WHAT TO DO: Include the line containing "in node[#1, minimum" and all lines before it, repeated exactly from the listing below, without pictures.
::: RECORDED INFORMATION :::
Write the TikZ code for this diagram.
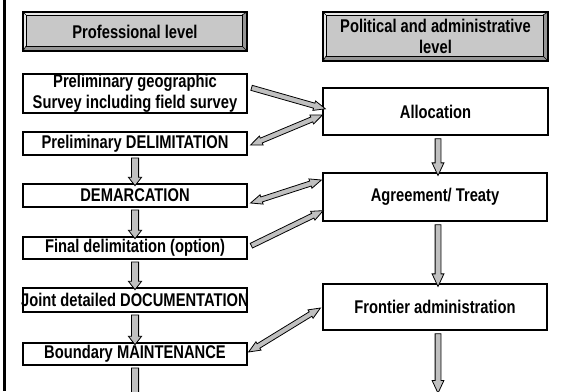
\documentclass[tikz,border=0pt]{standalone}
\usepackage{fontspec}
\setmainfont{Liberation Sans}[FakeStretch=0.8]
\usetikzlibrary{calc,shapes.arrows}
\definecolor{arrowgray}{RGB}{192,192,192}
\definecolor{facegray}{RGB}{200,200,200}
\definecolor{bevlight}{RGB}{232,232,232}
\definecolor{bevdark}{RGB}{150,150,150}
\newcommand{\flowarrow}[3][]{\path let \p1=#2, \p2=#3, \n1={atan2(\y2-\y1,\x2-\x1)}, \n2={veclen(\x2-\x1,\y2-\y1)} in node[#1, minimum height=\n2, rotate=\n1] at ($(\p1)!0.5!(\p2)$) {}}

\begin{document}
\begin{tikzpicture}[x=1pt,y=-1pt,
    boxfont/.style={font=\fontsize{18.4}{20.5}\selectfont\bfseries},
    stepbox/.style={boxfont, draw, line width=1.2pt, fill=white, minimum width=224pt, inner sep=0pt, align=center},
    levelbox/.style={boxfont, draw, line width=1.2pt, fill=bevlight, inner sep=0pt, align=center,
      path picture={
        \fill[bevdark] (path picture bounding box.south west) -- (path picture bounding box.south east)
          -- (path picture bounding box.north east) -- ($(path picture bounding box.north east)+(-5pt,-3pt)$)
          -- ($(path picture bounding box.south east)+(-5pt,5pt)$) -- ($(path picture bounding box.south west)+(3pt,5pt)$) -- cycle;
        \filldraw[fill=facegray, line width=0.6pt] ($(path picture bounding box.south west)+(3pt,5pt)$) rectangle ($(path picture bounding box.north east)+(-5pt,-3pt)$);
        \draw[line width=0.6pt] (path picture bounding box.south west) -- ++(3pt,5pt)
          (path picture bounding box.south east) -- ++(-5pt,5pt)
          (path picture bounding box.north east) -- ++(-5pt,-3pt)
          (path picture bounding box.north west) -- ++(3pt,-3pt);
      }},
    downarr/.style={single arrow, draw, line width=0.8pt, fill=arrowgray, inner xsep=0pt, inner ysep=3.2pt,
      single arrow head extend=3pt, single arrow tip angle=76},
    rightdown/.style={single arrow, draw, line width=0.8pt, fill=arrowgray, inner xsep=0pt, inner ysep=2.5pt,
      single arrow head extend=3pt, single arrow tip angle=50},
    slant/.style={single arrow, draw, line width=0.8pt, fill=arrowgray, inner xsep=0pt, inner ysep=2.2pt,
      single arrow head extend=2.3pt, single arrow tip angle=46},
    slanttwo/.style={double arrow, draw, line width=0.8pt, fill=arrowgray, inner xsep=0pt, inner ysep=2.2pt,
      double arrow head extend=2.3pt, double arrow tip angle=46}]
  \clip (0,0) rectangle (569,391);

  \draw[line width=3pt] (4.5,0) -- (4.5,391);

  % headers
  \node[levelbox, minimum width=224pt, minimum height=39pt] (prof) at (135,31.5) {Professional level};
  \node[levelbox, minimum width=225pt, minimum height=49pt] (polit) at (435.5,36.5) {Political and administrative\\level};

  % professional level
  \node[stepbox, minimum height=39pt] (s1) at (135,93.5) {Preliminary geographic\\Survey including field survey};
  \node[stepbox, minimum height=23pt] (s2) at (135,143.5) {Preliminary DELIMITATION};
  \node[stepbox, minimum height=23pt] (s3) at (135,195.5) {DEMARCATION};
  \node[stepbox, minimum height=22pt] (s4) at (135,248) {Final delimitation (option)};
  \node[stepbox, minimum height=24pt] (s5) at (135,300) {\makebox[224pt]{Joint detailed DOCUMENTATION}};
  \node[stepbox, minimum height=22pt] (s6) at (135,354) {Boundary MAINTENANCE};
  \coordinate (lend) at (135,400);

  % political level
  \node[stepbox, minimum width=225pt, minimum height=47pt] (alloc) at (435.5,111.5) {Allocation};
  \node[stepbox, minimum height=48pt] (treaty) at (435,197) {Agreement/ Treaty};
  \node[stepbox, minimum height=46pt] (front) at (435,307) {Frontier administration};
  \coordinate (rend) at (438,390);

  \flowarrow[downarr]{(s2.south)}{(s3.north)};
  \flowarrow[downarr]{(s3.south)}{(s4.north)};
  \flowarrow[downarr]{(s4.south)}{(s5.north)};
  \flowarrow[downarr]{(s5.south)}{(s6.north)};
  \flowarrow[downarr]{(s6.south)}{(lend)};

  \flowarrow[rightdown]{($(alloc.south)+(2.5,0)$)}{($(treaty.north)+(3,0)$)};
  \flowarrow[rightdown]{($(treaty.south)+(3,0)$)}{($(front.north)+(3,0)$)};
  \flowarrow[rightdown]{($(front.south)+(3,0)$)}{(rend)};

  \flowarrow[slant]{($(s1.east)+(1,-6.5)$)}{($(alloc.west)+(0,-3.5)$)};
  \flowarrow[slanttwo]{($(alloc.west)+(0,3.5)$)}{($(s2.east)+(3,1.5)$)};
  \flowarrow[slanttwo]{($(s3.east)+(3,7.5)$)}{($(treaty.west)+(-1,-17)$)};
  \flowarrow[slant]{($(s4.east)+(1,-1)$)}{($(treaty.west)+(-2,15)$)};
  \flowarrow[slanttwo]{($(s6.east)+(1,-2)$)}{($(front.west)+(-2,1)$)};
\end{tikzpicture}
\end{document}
:::
EXERCISE RESPONSE:
Write the TikZ code for this diagram.
\documentclass[tikz,border=0pt]{standalone}
\usepackage{fontspec}
\setmainfont{Liberation Sans}[FakeStretch=0.8]
\usetikzlibrary{calc,shapes.arrows}
\definecolor{arrowgray}{RGB}{192,192,192}
\definecolor{facegray}{RGB}{200,200,200}
\definecolor{bevlight}{RGB}{232,232,232}
\definecolor{bevdark}{RGB}{150,150,150}
\newcommand{\flowarrow}[3][]{\path let \p1=#2, \p2=#3, \n1={atan2(\y2-\y1,\x2-\x1)}, \n2={veclen(\x2-\x1,\y2-\y1)} in node[#1, minimum height=\n2, rotate=\n1] at ($(\p1)!0.5!(\p2)$) {}}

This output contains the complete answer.